Since the first stages of the outbreaks in the US, it became clear that minorities in the US are affected much harder by the coronavirus than white people. But according to a new analysis, it's even worse than we thought.
When we look at the data in age groups, the disparity becomes much more severe. According to a new analysis by the Brookings Institution, the death rates among Black and Hispanic/Latino people are much higher than for white people, in all age categories.
COVID-19 is not an equalizer
It's tempting to think that any disease is a social equalizer. After all, the virus doesn't care if you're black, white, rich, poor. But the reality of it couldn't be further from the truth.
In practical terms, humans and viruses don't exist in a vacuum. We live in a stratified society, and while the virus doesn't care about an individual's characteristics, these characteristics can increase or lower your risk.

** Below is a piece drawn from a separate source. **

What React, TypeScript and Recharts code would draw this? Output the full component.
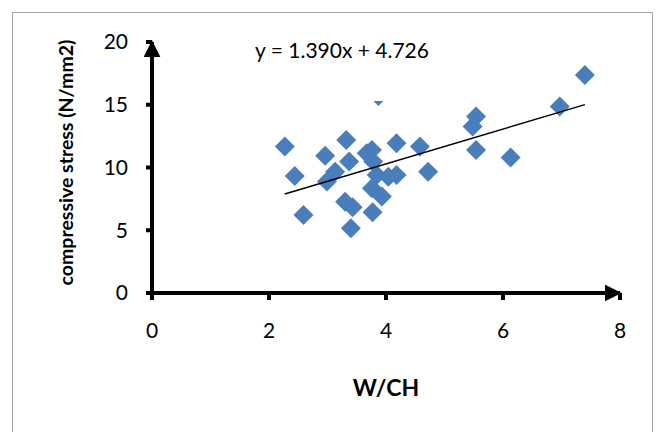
import { ScatterChart, Scatter, XAxis, YAxis, ReferenceLine, Label } from "recharts"

// W/CH ratio (x) vs compressive stress in N/mm2 (y)
const wch = [
  2.27, 2.44, 2.59, 2.96, 3.32, 3.13, 2.99, 3.37, 3.30, 3.43, 3.40, 3.77,
  3.76, 3.67, 3.78, 3.84, 3.76, 3.93, 4.04, 4.18, 4.18, 4.58, 4.72, 3.87,
  5.54, 5.48, 5.54, 6.13, 6.97, 7.40,
]
const stress = [
  11.67, 9.33, 6.22, 10.93, 12.2, 9.67, 8.88, 10.47, 7.28, 6.83, 5.16, 6.44,
  11.4, 11.14, 10.47, 9.41, 8.35, 7.68, 9.27, 9.41, 11.94, 11.67, 9.67, 15.7,
  14.06, 13.26, 11.4, 10.79, 14.86, 17.38,
]
const xTicks = [0, 2, 4, 6, 8]
const yTicks = [0, 5, 10, 15, 20]
const slope = 1.39
const intercept = 4.726

const points = wch.map((x, i) => ({ x, y: stress[i] }))
const xMin = Math.min(...wch)
const xMax = Math.max(...wch)

const font = "Lato, 'Open Sans', sans-serif"
const blue = "#4a7ebb"

const Diamond = (props: any) => {
  const { cx, cy } = props
  const r = 10
  return <path d={`M${cx},${cy - r}L${cx + r},${cy}L${cx},${cy + r}L${cx - r},${cy}Z`} fill={blue} />
}

export default function App() {
  return (
    <div style={{ position: "absolute", left: 0, top: 0, width: 659, height: 432, background: "#fff", overflow: "hidden" }}>
      <div
        style={{
          position: "absolute",
          left: 12,
          top: 12,
          width: 639,
          height: 460,
          border: "1.5px solid #a6a6a6",
        }}
      />
      <ScatterChart width={659} height={432} margin={{ top: 42, right: 39, bottom: 29, left: 72 }} style={{ position: "absolute", left: 0, top: 0 }}>
        <defs>
          <marker id="arrow" viewBox="0 0 10 10" refX="9" refY="5" markerWidth="17" markerHeight="17" markerUnits="userSpaceOnUse" orient="auto-start-reverse">
            <path d="M0,0L10,5L0,10Z" fill="#000" />
          </marker>
        </defs>
        <XAxis
          type="number"
          dataKey="x"
          domain={[0, 8]}
          ticks={xTicks}
          height={110}
          tickSize={7}
          tickMargin={23}
          axisLine={{ stroke: "#000", strokeWidth: 4, markerEnd: "url(#arrow)" }}
          tickLine={{ stroke: "#000", strokeWidth: 4 }}
          tick={{ fill: "#000", fontSize: 21, fontFamily: font }}
        >
          <Label value="W/CH" position="insideBottom" offset={7} style={{ fontSize: 23, fontWeight: 700, fontFamily: font, fill: "#000" }} />
        </XAxis>
        <YAxis
          type="number"
          dataKey="y"
          domain={[0, 20]}
          ticks={yTicks}
          width={80}
          tickSize={6}
          tickMargin={18}
          axisLine={{ stroke: "#000", strokeWidth: 4, markerStart: "url(#arrow)" }}
          tickLine={{ stroke: "#000", strokeWidth: 4 }}
          tick={{ fill: "#000", fontSize: 21, fontFamily: font }}
        >
          <Label
            content={({ viewBox }: any) => {
              const cy = viewBox.y + viewBox.height / 2 - 5
              const cx = viewBox.x - 7
              return (
                <text x={cx} y={cy} transform={`rotate(-90 ${cx} ${cy})`} textAnchor="middle" dominantBaseline="central" fontSize={19.5} fontWeight={700} fontFamily={font} fill="#000">
                  compressive stress (N/mm2)
                </text>
              )
            }}
          />
        </YAxis>
        <Scatter data={points} dataKey="y" shape={Diamond} isAnimationActive={false} />
        <ReferenceLine
          segment={[
            { x: xMin, y: slope * xMin + intercept },
            { x: xMax, y: slope * xMax + intercept },
          ]}
          stroke="#000"
          strokeWidth={1.5}
          ifOverflow="visible"
          zIndex={1000}
        >
          <Label
            zIndex={1100}
            content={() => (
              <g>
                <rect x={248} y={28} width={190} height={73} fill="#fff" />
                <text x={342} y={58} textAnchor="middle" fontSize={21} fontFamily={font} fill="#000">
                  {`y = ${slope.toFixed(3)}x + ${intercept.toFixed(3)}`}
                </text>
              </g>
            )}
          />
        </ReferenceLine>
      </ScatterChart>
    </div>
  )
}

In New York, data showed that black people make up 33% of COVID-19 hospitalizations. Yet black people make up just 18% of the state’s population. In Louisiana, 70% of fatalities were among black people -- for a population that’s only about a third black. In Illinois, 15% of the population is black, but 43% of fatalities were within this small population. It's not just black people, either. The Navajo Nation has a population of under 300,000 people in New Mexico, Arizona, and Utah — less than 5% of these states’ population. But they make up over 20% of the total number of cases.
But the situation may be even worse than it seems, when we consider a simple parameter: age.
The most common age among white people in the U.S. is 58, whereas for black people, it's 27. In other words, if you take a random black and a random white person from the US, the black one is far likelier to be younger.
In the case of COVID-19, we've seen that age can be a critical factor, and elderly people are at far greater risk. Given the age structure of minority populations means in the US, it appears that the disparity is even greater. The above chart can be a bit difficult to read, so here's a clearer one, indicating the ratio of risk for different racial profiles -- which paints a very dire picture.
A number of factors are contributing to this race gap. For instance, it could be that the jobs of Black and Hispanic/Latino people put them more at risk, or that they are less likely to practice social distancing. Black people are more likely to live in shared accommodation and suffer from a number of diseases that put them at greater COVID-19 risk. Simply put, it's the socioeconomic inequity that leaves minorities at greater risk -- and it's not just the US, similar trends have been reported in Europe as well.
The Brookings researchers note:
"Race gaps in vulnerability to Covid-19 highlight the accumulated, intersecting inequities facing Americans of color (but especially Black people) in jobs, housing, education, criminal justice – and in health," the authors write.
"Black and Hispanic/Latino people may also more vulnerable to Covid-19 if they become infected, because of less access to health care or greater prevalence of co-morbidities such as hypertension, obesity, diabetes, and lung disease – which in turn reflect broader racial inequalities. Our colleague Rashawn Ray has unpacked the structural conditions that may be causing racial inequalities in Covid-19 deaths."
It's a chilling analysis, and a reminder that racial justice is also about health. Health disparities aren't striking as some of the other inequities, but in the long-term, their impact adds up to take a bitter toll.
The race gaps in coronavirus vulnerability also highlight the accumulated, compounding inequalities facing all minorities, including black people. These inequalities include but are not limited to jobs, housing, education, criminal justice, and health.